Unfortunately, lots of internet content pre-2000, including discussion forums, has disappeared. So, I’m struggling to link to evidence of discussions happening at that time.

By the way, your comment is pretty much ad-hominem, and normally I wouldn’t respond to you. But, because your type of behavior is the actual topic of conversation, I figured it was worth it. I find it amusing that you believe me a liberal ...

1 comments

>Feel free to present your argument, which I welcome.

Sure. You could define a liberal in a number of ways. One possible definition is someone who is "center-left", generally votes for democrats, supports public provisioning of education, healthcare, welfare, and so forth.

Pinker posted regularly on Twitter during the elections, generally supporting Hillary Clinton and opposing Trump.

https://twitter.com/sapinker/status/793455008939401216

In a larger context of liberalism, as opposed to fascism or socialism, again he comes out as a liberal with fairly consistent support for individual rights, in both economic and political realms, although regularly modified by a utilitarian cost-benefit analysis... as is typical of liberals going back to Bentham and JS Mill.

None of what you said about human nature is at odds with his political, economic, and social identification as a liberal. It would've been unusual to find anyone of any era, including the present era, who fully denies the concept of a human nature.

Are there any traits that distinguish humans from anything else? If so, there is a human nature.

>I find it amusing that you believe me a liberal ...

I assumed that you were a member of the radical left, and not a liberal. Anthropology, as a discipline, currently has an overwhelming bias towards this leaning, moreso than nearly any other discipline.

You answered to a strawman argument, supporting it even.
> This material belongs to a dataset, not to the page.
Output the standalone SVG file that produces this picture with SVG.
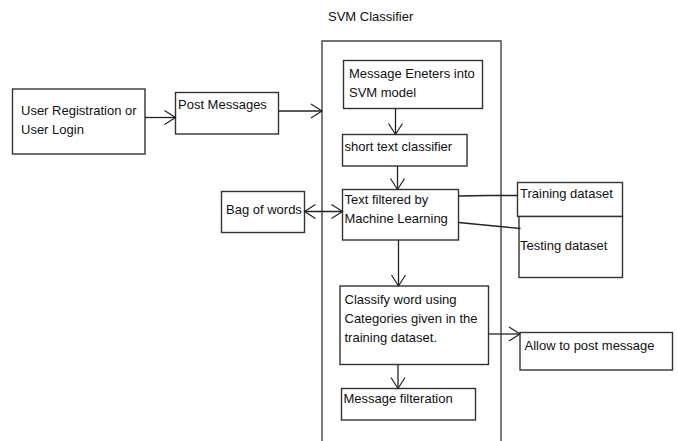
<svg xmlns="http://www.w3.org/2000/svg" width="678" height="441" viewBox="0 0 678 441">
<defs>
<style>
.box{fill:#fff;stroke:#333;stroke-width:1.4}
.frame{fill:none;stroke:#444;stroke-width:1.4}
.ln{fill:none;stroke:#222;stroke-width:1.3}
text{font-family:"Liberation Sans",Arial,sans-serif;font-size:13px;fill:#111}
</style>
<marker id="arr" viewBox="-12 -8 14 16" markerWidth="14" markerHeight="16" refX="0" refY="0" orient="auto-start-reverse" markerUnits="userSpaceOnUse">
<path d="M-11,-7 L0,0 L-11,7" fill="none" stroke="#222" stroke-width="1.2"/>
</marker>
</defs>
<rect width="678" height="441" fill="#fff"/>

<g id="svm-classifier">
<text x="328" y="21">SVM Classifier</text>
<path class="frame" d="M322,441 V41 H501 V441"/>
</g>

<g id="user-login">
<rect class="box" x="12.5" y="89" width="132.5" height="65"/>
<text x="21" y="115">User Registration or</text>
<text x="21" y="134">User Login</text>
</g>

<g id="post-messages">
<rect class="box" x="175.5" y="92.5" width="103" height="41.5"/>
<text x="178" y="109">Post Messages</text>
</g>

<g id="message-enters">
<rect class="box" x="343.5" y="60.5" width="139" height="48"/>
<text x="349" y="78">Message Eneters into</text>
<text x="349" y="97">SVM model</text>
</g>

<g id="short-text">
<rect class="box" x="342.5" y="134.5" width="124.5" height="31.5"/>
<text x="344.5" y="151">short text classifier</text>
</g>

<g id="text-filtered">
<rect class="box" x="342.5" y="189.5" width="116" height="50.5"/>
<text x="344.5" y="203.5">Text filtered by</text>
<text x="344.5" y="222.5">Machine Learning</text>
</g>

<g id="bag-of-words">
<rect class="box" x="221.5" y="191.5" width="83" height="41"/>
<text x="226" y="213.5">Bag of words</text>
</g>

<g id="training-dataset">
<rect class="box" x="517.5" y="182.5" width="105" height="34"/>
<text x="520" y="197.5">Training dataset</text>
</g>

<g id="testing-dataset">
<rect class="box" x="519" y="216.5" width="103.5" height="61"/>
<text x="520" y="250">Testing dataset</text>
</g>

<g id="classify-word">
<rect class="box" x="340" y="286" width="148.5" height="78.5"/>
<text x="344.5" y="304">Classify word using</text>
<text x="344.5" y="323">Categories given in the</text>
<text x="344.5" y="341.5">training dataset.</text>
</g>

<g id="allow-post">
<rect class="box" x="520" y="332.5" width="152.5" height="37.5"/>
<text x="524.5" y="349.5">Allow to post message</text>
</g>

<g id="message-filteration">
<rect class="box" x="341.5" y="388.5" width="134" height="31.5"/>
<text x="343.5" y="403">Message filteration</text>
</g>

<g id="connectors">
<path class="ln" d="M145,117.5 H175.5" marker-end="url(#arr)"/>
<path class="ln" d="M278.5,111 H322" marker-end="url(#arr)"/>
<path class="ln" d="M395.5,108.5 V134.5" marker-end="url(#arr)"/>
<path class="ln" d="M397.5,166 V189.5" marker-end="url(#arr)"/>
<path class="ln" d="M304.5,211.5 H342.5" marker-start="url(#arr)" marker-end="url(#arr)"/>
<path class="ln" d="M458.5,196 L488,195.5 H517.5"/>
<path class="ln" d="M458.5,222.5 L520.5,228.5"/>
<path class="ln" d="M398.5,240 V286" marker-end="url(#arr)"/>
<path class="ln" d="M488.5,334 H520" marker-end="url(#arr)"/>
<path class="ln" d="M398,364.5 V388.5" marker-end="url(#arr)"/>
</g>
</svg>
But its a loosing game for you, because you submit to a dogmatized interpretation that is easy to refute saying nothing would be as black and white as implied by the argument. Parent pretty much implied media presented someone as a strawman, you concord that someone was exemplary for the reduction of an idea, seemingly with the intent to discuss it further, while the parent pretty much suggested to be tired of the discussion.

And you weasel out of the discussion when you suddenly shift to put human nature as a whole into question, just to then shift the goal post to an indefinite plurality of 'humans'.